Tutorial specifics (100 mins) Pre-requisites
  • The pre-prepared Australian-accented speech dataset
  • Python on your workstation
  • Some exposure to Python code, however the tutorial will go step by step

Optional

  • A Hugging Face account
  • Ideally, some exposure to Hugging Face Transformers
1-15 mins: Introduction and context setting (15 mins)
  • Kathy will provide an introduction to speech recognition models, and briefly outline why fine-tuning is often needed to make a speech recognition model work for particular voices.
  • She will cover the Whisper models, and an overview of the data that was used to train them - and explain why it has several shortcomings for uses such as Home Assistant. She will cover the trade-off between model size and accuracy, and why it is that smaller speech recognition models are used on embedded hardware, such as the Home Assistant Voice Preview device.
  • She will provide an overview of the Common Voice dataset, and how accents are represented in the dataset.
  • She will show how accent data can be extracted from the Common Voice dataset, but rather than spend the Tutorial time on this, will provide a pre-extracted dataset for people to use.
15 mins - 35 mins: Environmental setup (20 mins)
  • Drawing from the Mozilla.AI blueprint for fine-tuning ASR models using Mozilla Common Voice datasets, Kathy will help people set up the environment for the tutorial on their laptops, using Google Colab.
  • https://blueprints.mozilla.ai/all-blueprints/finetune-an-asr-model-using-common-voice-data
  • Additional time is allowed here because it can be difficult to set up and people may not have used it before. If participants have successfully set up their environment, they can move ahead with the tutorial.
35 mins - 55 mins: Data preparation steps (20 mins)
  • The most time consuming part of the tutorial will be the data loading and preparation steps. This requires e.g. conversion of audio files to a particular bitrate, and conversation of the dataset to a particular structure.
55 mins -75 mins: Fine-tuning using a GPU (20 mins)

In this step of the tutorial, the model is fine-tuned using the Common Voice data

75 mins - 85 mins: Evaluating the fine-tuned model (10 mins)
  • In this step of the tutorial, the model that has been fine-tuned is evaluated to see how well it works with participants’ voices.
85 mins - 90 mins: Discussion on what worked well and what didn’t, and the need for additional training data for fine-tuning (5 mins)
  • In this step of the tutorial, Kathy will lead a discussion on what worked well and what didn’t for fine-tuning.

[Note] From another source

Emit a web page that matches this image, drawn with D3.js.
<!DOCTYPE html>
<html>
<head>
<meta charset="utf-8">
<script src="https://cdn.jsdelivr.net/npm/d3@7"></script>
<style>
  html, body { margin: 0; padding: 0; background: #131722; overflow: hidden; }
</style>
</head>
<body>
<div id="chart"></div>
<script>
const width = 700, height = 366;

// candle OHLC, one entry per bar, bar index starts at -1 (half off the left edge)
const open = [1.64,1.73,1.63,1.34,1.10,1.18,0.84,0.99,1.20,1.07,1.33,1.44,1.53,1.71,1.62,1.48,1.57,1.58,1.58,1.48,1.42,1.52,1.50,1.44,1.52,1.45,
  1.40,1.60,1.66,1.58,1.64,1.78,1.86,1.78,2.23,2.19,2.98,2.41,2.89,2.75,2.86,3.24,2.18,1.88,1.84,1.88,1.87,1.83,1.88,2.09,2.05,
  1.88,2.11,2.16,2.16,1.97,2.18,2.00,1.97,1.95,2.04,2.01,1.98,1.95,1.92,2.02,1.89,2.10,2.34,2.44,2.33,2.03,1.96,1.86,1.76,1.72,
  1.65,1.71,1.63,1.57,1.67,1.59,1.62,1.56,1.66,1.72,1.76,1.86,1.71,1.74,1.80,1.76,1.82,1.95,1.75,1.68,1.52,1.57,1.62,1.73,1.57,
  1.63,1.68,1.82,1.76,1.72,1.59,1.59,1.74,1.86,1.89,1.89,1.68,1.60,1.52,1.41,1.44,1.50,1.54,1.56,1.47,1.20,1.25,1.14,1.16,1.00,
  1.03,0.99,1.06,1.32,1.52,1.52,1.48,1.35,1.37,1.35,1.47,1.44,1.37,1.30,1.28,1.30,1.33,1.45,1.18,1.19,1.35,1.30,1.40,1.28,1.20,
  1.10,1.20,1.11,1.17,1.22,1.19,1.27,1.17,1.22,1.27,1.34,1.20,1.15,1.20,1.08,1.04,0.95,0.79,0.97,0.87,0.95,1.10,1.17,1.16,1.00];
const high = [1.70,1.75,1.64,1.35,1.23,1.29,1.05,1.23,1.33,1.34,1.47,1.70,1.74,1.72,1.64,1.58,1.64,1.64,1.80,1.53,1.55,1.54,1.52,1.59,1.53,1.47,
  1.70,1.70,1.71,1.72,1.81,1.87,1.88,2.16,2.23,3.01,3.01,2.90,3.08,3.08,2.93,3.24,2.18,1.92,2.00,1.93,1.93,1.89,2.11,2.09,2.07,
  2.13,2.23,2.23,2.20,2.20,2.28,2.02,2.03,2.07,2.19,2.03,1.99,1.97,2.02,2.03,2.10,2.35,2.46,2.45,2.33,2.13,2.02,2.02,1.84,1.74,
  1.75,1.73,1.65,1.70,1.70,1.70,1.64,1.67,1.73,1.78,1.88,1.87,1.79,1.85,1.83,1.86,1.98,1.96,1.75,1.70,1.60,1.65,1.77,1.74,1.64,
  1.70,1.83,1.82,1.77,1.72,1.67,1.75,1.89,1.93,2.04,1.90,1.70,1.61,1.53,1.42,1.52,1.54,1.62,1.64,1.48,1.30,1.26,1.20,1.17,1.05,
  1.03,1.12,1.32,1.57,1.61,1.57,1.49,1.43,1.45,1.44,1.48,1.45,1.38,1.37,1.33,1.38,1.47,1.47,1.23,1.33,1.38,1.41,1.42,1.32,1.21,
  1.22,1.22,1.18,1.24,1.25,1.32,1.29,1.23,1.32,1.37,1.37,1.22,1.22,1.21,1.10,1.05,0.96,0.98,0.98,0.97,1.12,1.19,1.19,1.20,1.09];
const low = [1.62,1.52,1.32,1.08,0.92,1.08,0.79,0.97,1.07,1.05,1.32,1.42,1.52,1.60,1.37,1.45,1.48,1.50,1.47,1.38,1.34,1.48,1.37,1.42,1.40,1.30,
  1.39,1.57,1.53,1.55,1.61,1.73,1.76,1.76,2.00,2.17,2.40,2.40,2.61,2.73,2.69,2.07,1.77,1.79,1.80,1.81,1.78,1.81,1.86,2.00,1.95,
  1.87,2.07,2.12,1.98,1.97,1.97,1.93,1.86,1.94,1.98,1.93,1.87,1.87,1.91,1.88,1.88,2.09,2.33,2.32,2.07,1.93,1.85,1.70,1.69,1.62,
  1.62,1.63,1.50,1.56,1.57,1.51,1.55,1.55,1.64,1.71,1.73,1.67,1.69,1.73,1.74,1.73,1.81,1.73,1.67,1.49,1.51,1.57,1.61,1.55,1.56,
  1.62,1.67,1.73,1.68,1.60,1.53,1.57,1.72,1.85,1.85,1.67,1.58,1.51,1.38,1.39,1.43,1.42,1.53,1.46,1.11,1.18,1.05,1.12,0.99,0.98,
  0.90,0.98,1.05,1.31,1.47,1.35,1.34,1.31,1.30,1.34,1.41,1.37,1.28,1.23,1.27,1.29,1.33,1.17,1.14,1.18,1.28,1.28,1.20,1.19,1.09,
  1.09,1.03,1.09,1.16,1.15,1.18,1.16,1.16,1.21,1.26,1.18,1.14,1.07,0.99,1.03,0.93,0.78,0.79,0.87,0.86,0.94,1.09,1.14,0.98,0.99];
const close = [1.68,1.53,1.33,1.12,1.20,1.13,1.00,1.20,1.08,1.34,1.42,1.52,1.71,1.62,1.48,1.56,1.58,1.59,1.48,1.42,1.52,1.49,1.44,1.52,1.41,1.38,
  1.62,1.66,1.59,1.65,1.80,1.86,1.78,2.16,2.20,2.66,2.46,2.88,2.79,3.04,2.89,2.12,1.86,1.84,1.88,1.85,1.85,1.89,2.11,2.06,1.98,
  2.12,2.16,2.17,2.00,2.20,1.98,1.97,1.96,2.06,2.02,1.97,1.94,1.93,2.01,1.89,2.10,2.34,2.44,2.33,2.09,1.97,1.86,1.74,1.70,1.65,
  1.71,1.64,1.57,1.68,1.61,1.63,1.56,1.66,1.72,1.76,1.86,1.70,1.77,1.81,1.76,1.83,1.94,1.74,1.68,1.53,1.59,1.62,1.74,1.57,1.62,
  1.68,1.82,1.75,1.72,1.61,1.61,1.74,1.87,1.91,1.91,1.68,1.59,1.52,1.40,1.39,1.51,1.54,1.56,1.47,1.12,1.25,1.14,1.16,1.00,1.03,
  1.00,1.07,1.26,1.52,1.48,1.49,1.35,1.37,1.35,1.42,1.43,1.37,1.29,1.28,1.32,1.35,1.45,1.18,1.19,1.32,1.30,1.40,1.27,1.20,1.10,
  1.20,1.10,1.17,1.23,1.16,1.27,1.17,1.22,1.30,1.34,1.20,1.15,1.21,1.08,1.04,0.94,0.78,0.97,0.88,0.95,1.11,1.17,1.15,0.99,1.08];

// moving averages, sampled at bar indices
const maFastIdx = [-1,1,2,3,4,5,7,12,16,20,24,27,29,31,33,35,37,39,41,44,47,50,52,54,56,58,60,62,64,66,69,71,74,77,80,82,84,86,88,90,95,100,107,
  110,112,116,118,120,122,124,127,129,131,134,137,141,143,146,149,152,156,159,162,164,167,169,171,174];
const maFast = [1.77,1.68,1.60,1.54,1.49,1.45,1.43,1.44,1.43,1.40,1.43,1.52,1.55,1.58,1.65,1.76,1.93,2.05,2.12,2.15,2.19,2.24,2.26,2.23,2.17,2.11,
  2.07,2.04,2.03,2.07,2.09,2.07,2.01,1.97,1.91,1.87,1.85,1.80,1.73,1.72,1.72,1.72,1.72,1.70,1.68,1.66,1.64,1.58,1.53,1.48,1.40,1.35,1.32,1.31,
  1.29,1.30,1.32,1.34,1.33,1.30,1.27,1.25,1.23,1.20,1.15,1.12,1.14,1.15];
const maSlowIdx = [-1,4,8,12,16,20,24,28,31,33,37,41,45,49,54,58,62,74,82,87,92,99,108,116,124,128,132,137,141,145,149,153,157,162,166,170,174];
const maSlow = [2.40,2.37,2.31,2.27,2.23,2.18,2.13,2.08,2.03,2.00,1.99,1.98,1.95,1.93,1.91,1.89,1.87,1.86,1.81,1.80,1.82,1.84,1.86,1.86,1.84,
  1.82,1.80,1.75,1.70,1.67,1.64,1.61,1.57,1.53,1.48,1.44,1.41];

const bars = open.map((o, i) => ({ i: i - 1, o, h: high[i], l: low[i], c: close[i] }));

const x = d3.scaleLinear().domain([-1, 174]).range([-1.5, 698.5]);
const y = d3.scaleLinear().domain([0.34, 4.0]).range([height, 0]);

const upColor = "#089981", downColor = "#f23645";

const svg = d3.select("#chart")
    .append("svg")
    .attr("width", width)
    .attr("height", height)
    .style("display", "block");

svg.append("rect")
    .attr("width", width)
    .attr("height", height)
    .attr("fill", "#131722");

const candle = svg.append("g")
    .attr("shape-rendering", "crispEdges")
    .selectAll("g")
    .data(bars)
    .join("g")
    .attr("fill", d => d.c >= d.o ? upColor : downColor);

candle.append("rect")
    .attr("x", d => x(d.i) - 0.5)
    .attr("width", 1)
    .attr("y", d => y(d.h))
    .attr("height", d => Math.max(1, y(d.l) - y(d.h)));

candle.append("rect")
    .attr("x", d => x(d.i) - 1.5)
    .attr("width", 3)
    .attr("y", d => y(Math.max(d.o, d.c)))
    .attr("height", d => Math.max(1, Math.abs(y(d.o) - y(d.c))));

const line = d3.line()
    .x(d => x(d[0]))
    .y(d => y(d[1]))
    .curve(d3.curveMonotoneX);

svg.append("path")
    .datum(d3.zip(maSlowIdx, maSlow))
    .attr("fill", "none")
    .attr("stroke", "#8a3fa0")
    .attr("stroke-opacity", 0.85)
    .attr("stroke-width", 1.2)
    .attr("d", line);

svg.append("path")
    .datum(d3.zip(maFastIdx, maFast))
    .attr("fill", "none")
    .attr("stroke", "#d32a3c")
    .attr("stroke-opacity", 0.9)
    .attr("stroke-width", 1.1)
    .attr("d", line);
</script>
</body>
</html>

She will explore with participants what additional data would be useful for fine-tuning Whisper for use with Home Assistant, and some avenues for collecting this data, such as through Mozilla Common Voice and the Mozilla Data Collective.
90 mins - 95 mins: Converting fine-tuned model to faster-whisper format and replacing in Home Assistant
  • Using the faster-whisper repo, Kathy will demonstrate how to convert the trained model into the faster-whisper format for use in Home Assistant.
95 mins - 100 mins: Wrap up and close

Kathy will wrap up by leading a discussion on how well the fine-tuned model worked, and what additional data could make a Home Assistant model better for Australian English speakers.